PITTSBURGH The Cleveland Browns did almost everything possible to beat the rival Steelers. They seized a 15-point lead, forced a key turnover and twice got long kickoff returns from Joshua Cribbs even as Pittsburgh tried to kick away from him.
What the Browns couldn't defend was, of all things, Ben Roethlisberger's legs in Pittsburgh's 31-28 win Sunday.
Roethlisberger scrambled 30 yards for a key touchdown during Pittsburgh's second-half comeback, then set up his own go-ahead 2-yard TD pass to Heath Miller with an important third-down run as the Steelers rallied.
In a game that meant a two-game swing in the AFC North the Browns (5-4) would have tied the Steelers (7-2) by winning Roethlisberger's big second half overcame Cleveland quarterback Derek Anderson's huge first half.
Pittsburgh beat Cleveland for the ninth consecutive time. Barely.

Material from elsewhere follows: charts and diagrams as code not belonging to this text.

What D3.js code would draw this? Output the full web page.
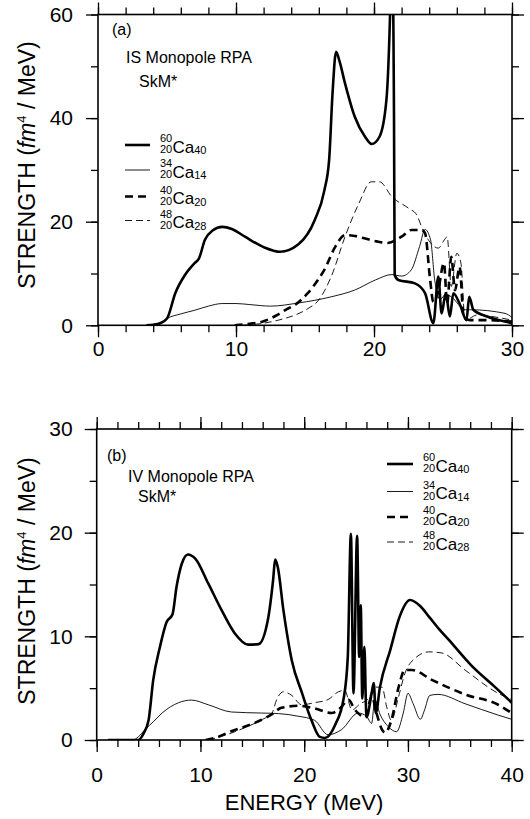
<!DOCTYPE html>
<html><head><meta charset="utf-8">
<script src="https://cdn.jsdelivr.net/npm/d3@7"></script>
<style>body{margin:0;background:#fff}svg{display:block}text{font-family:"Liberation Sans",Arial,sans-serif;fill:#000}</style>
</head><body><svg id="c" width="530" height="819"></svg>
<script>
// ---------- DATA ----------
// Panel (a): IS monopole RPA, [energy MeV, strength]
const isCa60 = [[3.5,0],[4.0,0.1],[4.5,0.4],[5.0,1.3],[5.6,6.2],[6.3,9.7],[7.0,12.0],[7.3,12.8],[7.75,16.5],[8.3,18.3],[9.0,19.0],[9.7,18.6],[10.65,17.1],[12.0,15.1],[13.2,14.2],[14.5,15.6],[15.7,20.3],[16.4,26],[16.75,32],[17.0,45],[17.25,52.8],[17.5,51],[17.9,46.7],[18.6,40.3],[19.35,36.4],[19.83,35.0],[20.4,36.4],[20.9,43.5],[21.16,59.6],[21.3,75],[21.45,40],[21.5,9.7],[21.76,8.75],[22.97,8.1],[23.7,6.2],[24.3,0.4],[24.66,9.4],[24.9,2.3],[25.2,6.2],[25.5,1.7],[25.75,6.2],[26.2,4.2],[26.7,1.0],[26.9,5.5],[27.2,3.0],[28.2,1.7],[29.85,0.5],[30,0.4]];
const isCa34 = [[4.0,0],[4.5,0.3],[5.0,1.3],[6.0,2.2],[7.0,2.9],[8.0,3.7],[9.0,4.2],[10.0,4.2],[11.0,4.0],[12.5,3.7],[14.5,4.3],[16.9,5.5],[18.6,6.8],[20.1,8.75],[21.3,9.8],[22.0,9.5],[22.7,10.7],[23.3,15.2],[23.7,18.5],[24.1,16.5],[24.4,8.7],[24.8,5.0],[25.2,6.0],[25.6,5.5],[26.6,3.0],[27.0,3.0],[29.5,2.3],[30,1.5]];
const isCa40 = [[9.9,0],[11.0,0.3],[11.9,0.7],[13.0,2.0],[13.6,3.0],[14.3,4.0],[15.2,6.2],[16.0,9.0],[16.4,10.7],[17.2,15.2],[17.9,17.4],[18.5,17.3],[19.3,16.8],[20.2,16.2],[21.0,15.9],[22.0,17.1],[22.7,18.4],[23.45,18.4],[23.7,17.8],[24.06,9],[24.3,4.5],[24.6,6],[25.07,12],[25.3,4.2],[25.6,13.2],[25.87,6.8],[26.2,11.3],[26.5,1.7],[26.96,1.0],[28,1.0],[30,0.7]];
const isCa48 = [[10.5,0],[12.0,0.4],[13.5,1.3],[14.3,2.0],[15.2,3.2],[16.0,4.9],[16.9,9.4],[17.9,17.1],[18.9,23.5],[19.8,27.7],[20.4,27.7],[21.3,24.8],[22.5,22.6],[23.1,21.3],[23.45,19.0],[23.8,17.1],[24.66,14.9],[25.1,16.5],[25.3,17.1],[25.6,7.5],[26.0,13.9],[26.3,12],[26.6,1.0],[27.5,2.0],[29,1.5],[30,1.0]];
// Panel (b): IV monopole RPA
const ivCa60 = [[1.1,0],[4.0,0],[4.5,0.6],[5.0,1.9],[5.45,5.8],[6.1,9.0],[6.75,11.4],[7.3,12.1],[7.7,14.8],[8.2,17.0],[8.8,17.9],[9.5,17.5],[10.75,15.1],[12.05,12.5],[13.3,10.3],[14.6,9.2],[15.6,9.25],[16.5,11.6],[17.0,15.4],[17.2,17.4],[17.45,16.7],[18.0,12.5],[18.8,7.7],[19.8,4.5],[20.7,1.9],[21.5,0.3],[22.0,0.2],[23.0,1.5],[23.8,4.0],[24.2,8],[24.5,19.9],[24.75,4.5],[25.1,19.7],[25.3,8],[25.45,13],[25.6,4],[25.8,9],[26.0,2.2],[26.5,4.5],[26.7,5.5],[26.9,2.6],[27.3,5.1],[28.3,8.7],[29.2,11.9],[30.2,13.5],[31.2,12.9],[32.1,11.8],[33.0,10.7],[33.9,9.7],[36.1,7.2],[38.4,5.1],[40,3.6]];
const ivCa34 = [[1.1,0],[3.5,0],[4.0,0.3],[4.65,1.0],[5.5,1.8],[6.3,2.6],[7.9,3.6],[9.15,3.85],[10.75,3.4],[13.0,2.7],[15.9,2.6],[17.5,2.55],[19.4,2.3],[21.0,1.9],[22.3,0.5],[23.6,1.0],[25.2,2.6],[26.0,2.3],[26.5,1.6],[26.8,3.9],[27.3,2.5],[28.1,1.3],[28.9,0.8],[29.55,2.6],[30.0,4.5],[30.5,3.5],[31.2,2.0],[31.6,2.9],[32.1,4.3],[32.9,4.4],[35.5,3.5],[38.7,2.4],[40,2.0]];
const ivCa40 = [[10.5,0],[11.4,0.2],[13.1,0.9],[14.3,1.3],[16.0,2.0],[16.9,2.5],[17.8,3.1],[19.4,3.3],[21.0,3.05],[22.65,2.6],[23.6,3.2],[24.25,3.9],[24.9,2.9],[25.9,2.2],[26.5,4.2],[27.0,2.5],[27.5,1.0],[27.8,0.7],[28.4,1.9],[29.1,5.1],[29.7,6.75],[30.4,6.75],[32.3,5.8],[35.5,4.4],[38.7,3.4],[40,2.6]];
const ivCa48 = [[10.75,0],[12.5,0.5],[14.3,1.2],[16.0,2.0],[16.9,2.6],[17.35,3.9],[18.0,4.65],[18.8,4.3],[19.75,3.4],[21.0,3.6],[22.3,3.9],[23.3,4.65],[23.9,4.8],[24.6,2.9],[25.4,3.5],[26.2,4.0],[26.8,5.1],[27.5,5.1],[27.95,3.2],[28.4,1.9],[29.1,4.2],[29.7,6.4],[30.7,7.9],[32.0,8.5],[33.25,8.4],[35.5,6.75],[38.7,4.5],[40,3.9]];
// Tick values
const xTicksA = [0,10,20,30];
const yTicksA = [0,20,40,60];
const xTicksB = [0,10,20,30,40];
const yTicksB = [0,10,20,30];
// Legend labels: [mass number, proton number, neutron number]
const isotopes = [["60","20","40"],["34","20","14"],["40","20","20"],["48","20","28"]];

// ---------- DRAW ----------
const svg = d3.select("#c");
const styles = [
  {w:2.6, dash:null},
  {w:0.9, dash:null},
  {w:2.6, dash:"8,5"},
  {w:0.9, dash:"7,4"}
];

function panel(cfg){
  const x = d3.scaleLinear().domain(cfg.xd).range(cfg.xr);
  const y = d3.scaleLinear().domain(cfg.yd).range(cfg.yr);
  const g = svg.append("g");
  const cid = "clip"+cfg.id;
  svg.append("clipPath").attr("id",cid).append("rect")
    .attr("x",cfg.xr[0]).attr("y",cfg.yr[1]).attr("width",cfg.xr[1]-cfg.xr[0]).attr("height",cfg.yr[0]-cfg.yr[1]);
  const line = d3.line().x(d=>x(d[0])).y(d=>y(d[1])).curve(d3.curveMonotoneX);
  cfg.series.forEach((s,i)=>{
    g.append("path").attr("d",line(s)).attr("fill","none").attr("stroke","#000")
      .attr("stroke-width",styles[i].w).attr("stroke-dasharray",styles[i].dash)
      .attr("stroke-linejoin","round").attr("clip-path",`url(#${cid})`);
  });
  const xMinor = d3.range(cfg.xd[0],cfg.xd[1]+0.001,cfg.xMinorStep);
  const yMinor = d3.range(cfg.yd[0],cfg.yd[1]+0.001,cfg.yMinorStep);
  const mk = (axis, tr, vals, size, lab, pad) => {
    const a = g.append("g").attr("transform",tr)
      .call(axis.tickValues(vals).tickSize(size).tickSizeOuter(0).tickPadding(pad||3).tickFormat(lab?d3.format("d"):""));
    a.select(".domain").remove();
    a.selectAll("line").attr("stroke","#000").attr("stroke-width",1.3);
    a.selectAll("text").attr("font-size",cfg.tickFont).attr("font-family","Liberation Sans, Arial, sans-serif").attr("fill","#000");
    return a;
  };
  const yb = cfg.yr[0], yt = cfg.yr[1], xl = cfg.xr[0], xrr = cfg.xr[1];
  mk(d3.axisBottom(x), `translate(0,${yb})`, xMinor, 7, false);
  mk(d3.axisBottom(x), `translate(0,${yb})`, cfg.xTicks, 12, true, cfg.xPad);
  mk(d3.axisTop(x), `translate(0,${yt})`, xMinor, 7, false);
  mk(d3.axisTop(x), `translate(0,${yt})`, cfg.xTicks, 12, false);
  mk(d3.axisLeft(y), `translate(${xl},0)`, yMinor, 7, false);
  mk(d3.axisLeft(y), `translate(${xl},0)`, cfg.yTicks, 12, true, cfg.yPad);
  mk(d3.axisRight(y), `translate(${xrr},0)`, yMinor, 7, false);
  mk(d3.axisRight(y), `translate(${xrr},0)`, cfg.yTicks, 12, false);
  g.append("rect").attr("x",xl).attr("y",yt).attr("width",xrr-xl).attr("height",yb-yt)
    .attr("fill","none").attr("stroke","#000").attr("stroke-width",1.6);
  cfg.notes.forEach(n=>g.append("text").attr("x",n[0]).attr("y",n[1]).attr("font-size",16).text(n[2]));
  cfg.legY.forEach((ly,i)=>{
    g.append("line").attr("x1",cfg.legX[0]).attr("x2",cfg.legX[1]).attr("y1",ly).attr("y2",ly)
      .attr("stroke","#000").attr("stroke-width",styles[i].w).attr("stroke-dasharray",styles[i].dash);
    const iso = isotopes[i];
    const tx = cfg.legX[1]+10;
    g.append("text").attr("x",tx).attr("y",ly-3).attr("font-size",11).text(iso[0]);
    g.append("text").attr("x",tx).attr("y",ly+8).attr("font-size",11).text(iso[1]);
    const t = g.append("text").attr("x",tx+12.5).attr("y",ly+7.5).attr("font-size",17);
    t.append("tspan").text("Ca");
    t.append("tspan").attr("font-size",11).attr("dy",1.5).text(iso[2]);
  });
  const yt2 = g.append("text").attr("transform",`translate(35,${cfg.yTitleY}) rotate(-90)`)
    .attr("text-anchor","middle").attr("font-size",23);
  yt2.append("tspan").text("STRENGTH (");
  yt2.append("tspan").attr("font-style","italic").text("fm");
  yt2.append("tspan").attr("font-size",13).attr("dy",-9).text("4");
  yt2.append("tspan").attr("dy",9).text(" / MeV)");
}

panel({id:"a", xd:[0,30], xr:[98,512], yd:[0,60], yr:[325.3,14.5],
  series:[isCa60,isCa34,isCa40,isCa48], xTicks:xTicksA, yTicks:yTicksA, xMinorStep:2, yMinorStep:10,
  tickFont:21, xPad:4, yPad:13, yTitleY:165,
  notes:[[112,35,"(a)"],[126,63,"IS Monopole RPA"],[139,87,"SkM*"]],
  legX:[125,150], legY:[145,170,196.5,220.5]});

panel({id:"b", xd:[0,40], xr:[96.7,511.7], yd:[0,30], yr:[740,429],
  series:[ivCa60,ivCa34,ivCa40,ivCa48], xTicks:xTicksB, yTicks:yTicksB, xMinorStep:2, yMinorStep:5,
  tickFont:21, xPad:15, yPad:12, yTitleY:581,
  notes:[[107,461,"(b)"],[128,482,"IV Monopole RPA"],[138,502,"SkM*"]],
  legX:[387,413], legY:[464,491.5,517,542]});

svg.append("text").attr("x",304).attr("y",810).attr("text-anchor","middle").attr("font-size",22).text("ENERGY (MeV)");
</script></body></html>
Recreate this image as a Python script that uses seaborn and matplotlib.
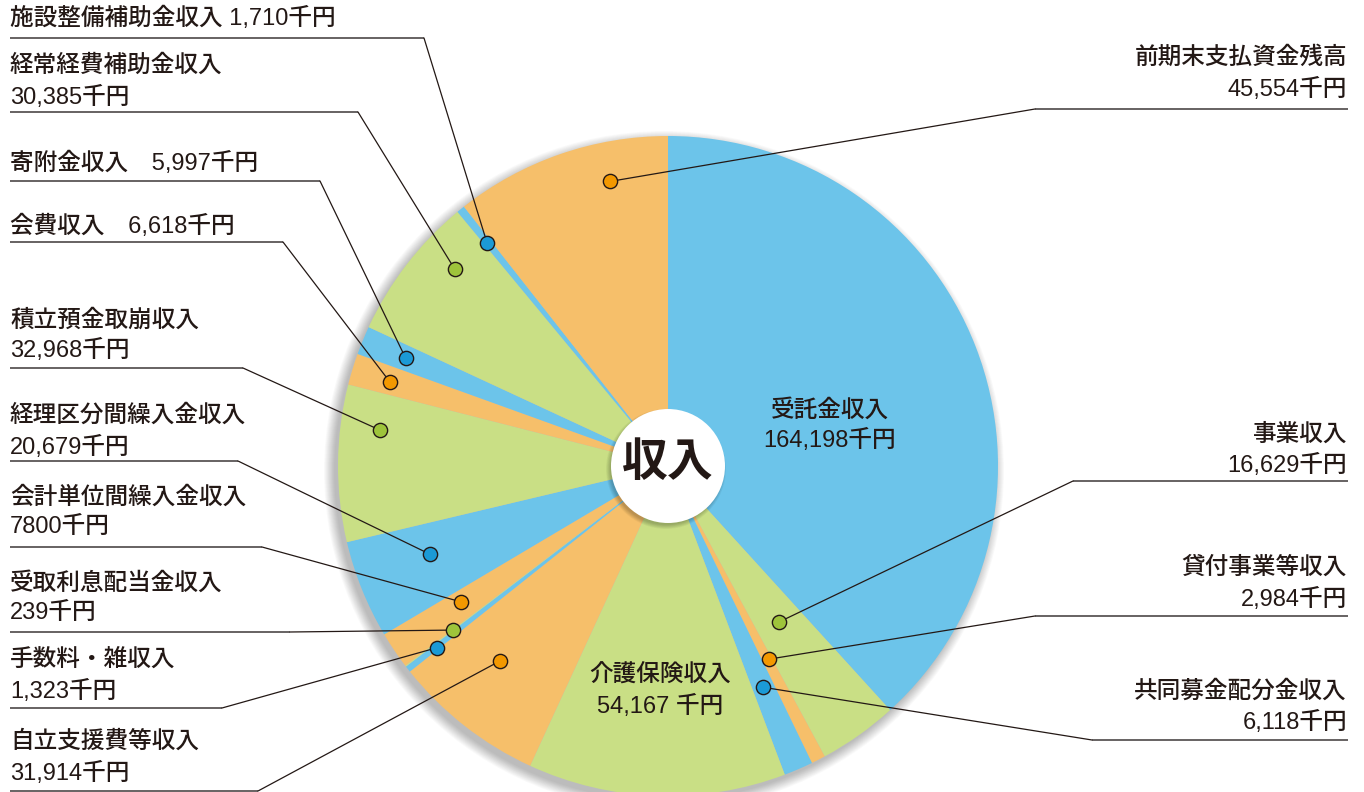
import matplotlib
matplotlib.use("Agg")
import matplotlib.pyplot as plt
from matplotlib.patches import Circle
import numpy as np
import seaborn as sns

# income breakdown (thousand yen), clockwise from 12 o'clock
names = ['受託金収入', '事業収入', '貸付事業等収入', '共同募金配分金収入', '介護保険収入',
         '自立支援費等収入', '手数料・雑収入', '受取利息配当金収入', '会計単位間繰入金収入',
         '経理区分間繰入金収入', '積立預金取崩収入', '会費収入', '寄附金収入',
         '経常経費補助金収入', '施設整備補助金収入', '前期末支払資金残高']
values = [164198, 16629, 2984, 6118, 54167, 31914, 1323, 239, 7800,
          20679, 32968, 6618, 5997, 30385, 1710, 45554]
value_text = ['164,198千円', '16,629千円', '2,984千円', '6,118千円', '54,167 千円',
              '31,914千円', '1,323千円', '239千円', '7800千円', '20,679千円',
              '32,968千円', '6,618千円', '5,997千円', '30,385千円', '1,710千円', '45,554千円']

BLUE, GREEN, ORANGE = '#6cc4ea', '#c9df85', '#f6bf6a'
DOT = {BLUE: '#1b9ad6', GREEN: '#9ec43b', ORANGE: '#f39800'}
colors = [BLUE, GREEN, ORANGE, BLUE, GREEN, ORANGE, BLUE, GREEN, ORANGE,
          BLUE, GREEN, ORANGE, BLUE, GREEN, BLUE, ORANGE]

W, H = 1364, 792
CX, CY, R = 668, H - 466, 330
INK = '#231815'

sns.set_theme(style="white")
plt.rcParams['font.family'] = ['Liberation Sans', 'Noto Sans CJK JP', 'DejaVu Sans']

fig = plt.figure(figsize=(W / 100, H / 100), dpi=100)
ax = fig.add_axes([0, 0, 1, 1])

# soft shadow behind the pie
for k in range(14):
    ax.add_patch(Circle((CX - 4, CY - 5), R + 10 - k * 0.8, color='#000000',
                        alpha=0.018, lw=0, zorder=0))

wedges, _ = ax.pie(values, colors=colors, startangle=90, counterclock=False,
                   center=(CX, CY), radius=R, wedgeprops=dict(linewidth=0))

# labels: (index, side, line1 y, line2 y, underline y, elbow x, clockwise pos in wedge, radius frac)
# single-line labels have line2 y = None
layout = [
    (14, 'L', 18, None, 38, 424, 0.4, 0.87),
    (13, 'L', 66, 97, 112, 358, 0.70, 0.88),
    (12, 'L', 163, None, 181, 320, 0.5, 0.86),
    (11, 'L', 226, None, 242, 283, 0.45, 0.88),
    (10, 'L', 320, 350, 368, 243, 0.74, 0.88),
    (9, 'L', 415, 447, 461, 238, 0.6, 0.77),
    (8, 'L', 497, 527, 547, 262, 0.6, 0.75),
    (7, 'L', 583, 613, 632, 290, 0.5, 0.82),
    (6, 'L', 660, 691, 708, 222, 0.3, 0.89),
    (5, 'L', 742, 773, 791, 258, 0.6, 0.78),
    (15, 'R', 58, 89, 109, 1035, 0.70, 0.88),
    (1, 'R', 435, 465, 481, 1073, 0.5, 0.58),
    (2, 'R', 568, 599, 616, 1035, 0.35, 0.66),
    (3, 'R', 692, 722, 740, 1092, 0.5, 0.73),
]

fs = 17
fw = 'medium'
for i, side, y1, y2, yu, ex, t, rf in layout:
    w = wedges[i]
    ang = np.deg2rad(w.theta2 - t * (w.theta2 - w.theta1))
    px, py = CX + rf * R * np.cos(ang), CY + rf * R * np.sin(ang)
    if side == 'L':
        x0, x1, xt, ha = 10, ex, 10, 'left'
    else:
        x0, x1, xt, ha = ex, 1348, 1347, 'right'
    if y2 is None:
        sep = '　' if i in (11, 12) else ' '
        ax.text(xt, H - y1, names[i] + sep + value_text[i], ha=ha, va='center',
                fontsize=fs, fontweight=fw, color=INK)
    else:
        ax.text(xt, H - y1, names[i], ha=ha, va='center', fontsize=fs,
                fontweight=fw, color=INK)
        ax.text(xt, H - y2, value_text[i], ha=ha, va='center', fontsize=fs,
                fontweight=fw, color=INK)
    ax.plot([x0, x1], [H - yu, H - yu], color='#5a5656', lw=1.3, solid_capstyle='butt', zorder=3)
    ax.plot([ex, px], [H - yu, py], color=INK, lw=0.9, zorder=3)
    ax.scatter([px], [py], s=105, color=DOT[colors[i]], edgecolor=INK,
               linewidth=1.0, zorder=4)

# labels inside the two largest wedges
for i, x, y1, y2 in [(0, 830, 410, 440), (4, 660, 675, 706)]:
    ax.text(x, H - y1, names[i], ha='center', va='center', fontsize=fs,
            fontweight=fw, color=INK)
    ax.text(x, H - y2, value_text[i], ha='center', va='center', fontsize=fs,
            fontweight=fw, color=INK)

# centre disc
for k in range(8):
    ax.add_patch(Circle((CX - 2, CY - 3), 60 - k * 0.6, color='#000000',
                        alpha=0.03, lw=0, zorder=5))
ax.add_patch(Circle((CX, CY), 57, color='white', lw=0, zorder=6))
ax.text(CX, CY + 2, '収入', ha='center', va='center', fontsize=33,
        fontweight='bold', color=INK, zorder=7)

ax.set_xlim(0, W)
ax.set_ylim(0, H)
ax.set_aspect('equal')
ax.axis('off')

fig.savefig('out.png', dpi=100, facecolor='white')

Cleveland opened a 21-6 lead in the first half with the help of Cribbs' 90-yard kickoff return that led to one of Anderson's three touchdown passes before halftime. After Roethlisberger's long scramble put the Steelers in the lead for the first time early in the fourth quarter, Cribbs fumbled a kickoff inside his own 5. He picked it up mostly out of desperation and somehow wedged his way down Pittsburgh's sideline for a 100-yard scoring return and an improbable 28-24 lead.
But Roethlisberger, who had run for only 86 yards all season before gaining 49 yards on three runs, led a decisive 78-yard scoring drive. It lasted 8 minutes and was kept going by his 10-yard run to the 2 on third-and-9. He then found Miller for his second touchdown pass, giving Roethlisberger a career-high 22 scoring passes with seven games to play.
Phil Dawson could have tied it, but he missed a 52-yard field goal attempt after the snap was high with 6 seconds remaining.
The Browns were trying for their first four-game winning streak since 1994, also the last time they had a winning record when they played rival Pittsburgh past midseason.
Despite allowing more points than any NFL team, the Browns accomplished their turnaround with a big-play offense led by Anderson (16-of-35, 123 yards), who replaced Charlie Frye during their season-opening 34-7 loss at home to Pittsburgh.
The Steelers, playing six days after their 38-7 Monday night rout of Baltimore, quickly fell into a bad habit: trading field goals for touchdowns. They settled for three Jeff Reed field goals in the first half and fell behind 21-9.
Anderson stood up to Pittsburgh's blitz in the first half. On Cleveland's first possession, he converted four times on third downs on a 16-play drive capped by a 4-yard scoring pass to Kellen Winslow on Cleveland's opening possession.
Anderson also took advantage of Cribbs' 90-yard kickoff return to hit Lawrence Vickers on a 2-yard scoring pass. Brodney Pool's interception of Roethlisberger led to Anderson's 16-yard scoring pass to Braylon Edwards along the right sideline.
The Browns should have known no lead against Pittsburgh is comfortable, given their nine consecutive losses to the Steelers and 15 losses in 16 games counting a January 2003 wild-card playoff game.
No lead is safe, either, with a Cleveland defense that has allowed six of nine opponents to score 30 or more points.
Anderson, so effective throwing downfield in the first half, couldn't generate a single first down in the second half until 49 seconds remaining in the game.
Jamal Lewis' fumble at the Browns' 38 led to Roethlisberger's 12-yard scoring pass to Ward midway through the third that made it 21-16. Roethlisberger (23-of-34, 278 yards) put the Steelers into the lead, scrambling for the 30-yard touchdown run on a third-and-10 when a Browns blitz left the entire left side of the field open for him.
Willie Parker, who ran for a club record 223 yards against Cleveland last season, finished with 105 yards on 25 carries, the seventh running back to gain more than 100 against the Browns.